Editorial: Backlash against Coke 'America the Beautiful' ad fueled by ignorance
In addition to football and the halftime show, commercials have also become a big part of the Super Bowl. This most recent Sunday led to a good amount of backlash against Coca-Cola for their controversial commercial, which featured the song "America the Beautiful" sung in eight different languages while showing people of different cultures and ethnicities go about their lives. The commercial was also the first ad to air during the Super Bowl featuring a gay couple, but it was the multilingual rendition of one of America's most patriotic songs that led to the majority of the backlash against Coca-Cola.
Many people took to Facebook and Twitter criticizing the company for the ad, calling it unpatriotic and declaring to never purchase Coke again. Most of the angry responses expressed, more or less, the same basic idea: "This is America and in America we speak English." It is possible some of the responses were satirical in nature, but there was still an overwhelming resentment over the fact that a brand as American as Coke would soil such an American song by singing it in anything but English.
It is true that English, though not the official language of the United States, is the most widely used language in this country. It is true that we use English to conduct business and that the very publication you are reading, as well as hundreds of others are written in English. However, this does not mean speaking English should be equated with being American.

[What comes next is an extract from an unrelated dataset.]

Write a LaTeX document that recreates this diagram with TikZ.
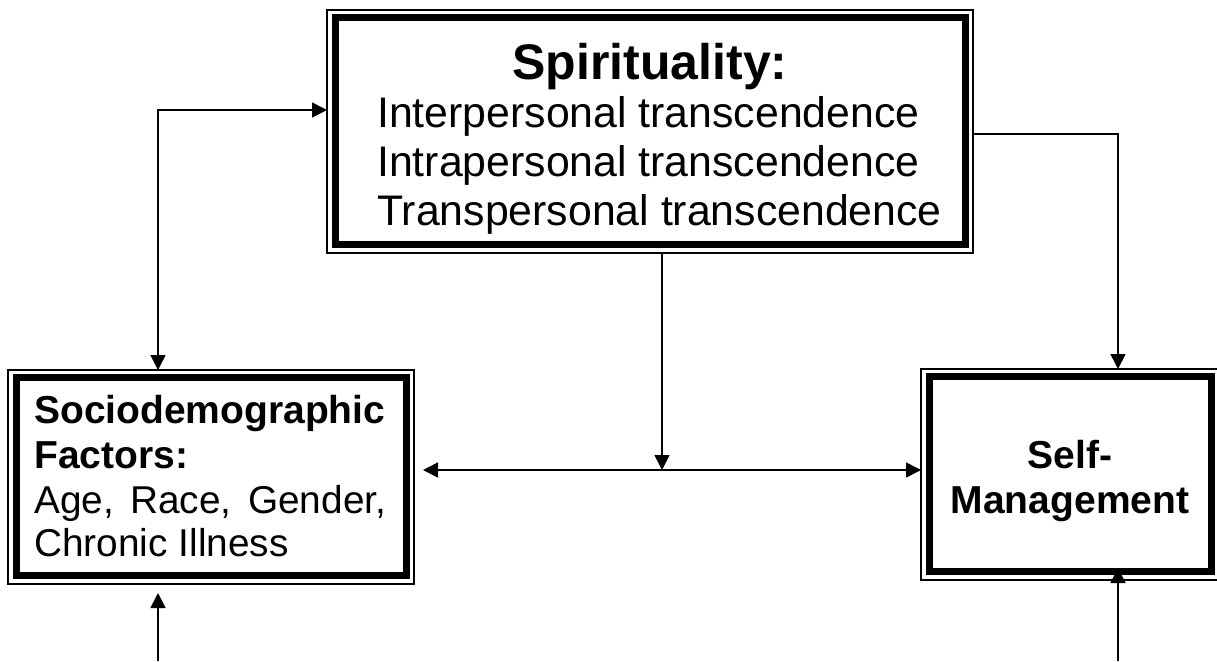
\documentclass[tikz,border=0pt]{standalone}
\usepackage{fontspec}
\setmainfont{Liberation Sans}
\usetikzlibrary{arrows.meta,calc}
\begin{document}
\begin{tikzpicture}[x=1pt,y=-1pt,
  box/.style={draw, line width=1.3pt, inner sep=0pt, outer sep=0pt},
  thickbox/.style={line width=7pt},
  tip/.tip={Triangle[length=15pt,width=15pt]},
  conn/.style={line width=1.6pt, -tip},
  conntwo/.style={line width=1.6pt, tip-tip},
  txt/.style={anchor=base west, inner sep=0pt},
  ctxt/.style={anchor=base, inner sep=0pt},
  big/.style={font=\fontsize{50pt}{58pt}\selectfont\bfseries},
  body/.style={font=\fontsize{42.8pt}{48pt}\selectfont},
  mid/.style={font=\fontsize{38.8pt}{44pt}\selectfont},
  midb/.style={font=\fontsize{39pt}{44pt}\selectfont\bfseries}]
\useasboundingbox[fill=white] (0,0) rectangle (1217,661);

% boxes (outer thin frame)
\node[box, minimum width=646pt, minimum height=243pt] (spir) at (650,131.5) {};
\node[box, minimum width=406pt, minimum height=214pt] (soc) at (211,477) {};
\node[box, minimum width=298pt, minimum height=211pt] (self) at (1070,474.5) {};

% inner thick frames
\foreach \b in {spir,soc,self}
  \draw[thickbox] ([shift={(8,7.5)}]\b.north west) rectangle ([shift={(-8,-8.5)}]\b.south east);

% texts
\node[ctxt, big] (spirtitle) at (650,79) {Spirituality:};
\node[txt, body] (spir1) at (377,127) {Interpersonal transcendence};
\node[txt, body] (spir2) at (377,176) {Intrapersonal transcendence};
\node[txt, body] (spir3) at (377,225) {Transpersonal transcendence};

\node[txt, midb] (soc1) at (34,423) {Sociodemographic};
\node[txt, midb] (soc2) at (34,468) {Factors:};
\node[txt, mid] (soc3) at (34,513) {\hbox to 352pt{Age,\hfill Race,\hfill Gender,}};
\node[txt, mid] (soc4) at (34,556) {Chronic Illness};

\node[ctxt, midb] (self1) at (1070,468) {Self-};
\node[ctxt, midb] (self2) at (1070,513) {Management};

% connector coordinates
\coordinate (ca) at (158,110);
\coordinate (cb) at (1118,134);
\coordinate (junction) at (662,470);
\coordinate (bl) at (158,661);
\coordinate (br) at (1118,661);

% connectors
\draw[conntwo] (spir.west |- ca) -| (soc.north -| ca);
\draw[conn] (spir.east |- cb) -| (self.north -| cb);
\draw[conn] (spir.south -| junction) -- (junction);
\draw[conntwo] ([xshift=9pt]soc.east |- junction) -- (self.west |- junction);
\draw[conn] (bl) -- ([yshift=-9pt]soc.south -| bl);
\draw[conn] (br) -- ([yshift=12pt]self.south -| br);
\end{tikzpicture}
\end{document}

America is often described as a melting pot, where immigrants from all over the world come to make a better life for themselves. Many of these immigrants do learn English as part of the assimilation process for the reasons stated above, but that does not mean that everything about their cultural identity should suddenly be erased and forgotten. There are many households that speak two languages and also hold on to their own unique cultural traditions. Many of these households were also, ironically, participating in one of the most quintessential and unofficial American holidays: watching the Super Bowl. This is what Coca-Cola was celebrating; that we all come from different walks of life and have different cultural backgrounds, but still have unity as Americans. And that is a beautiful thing.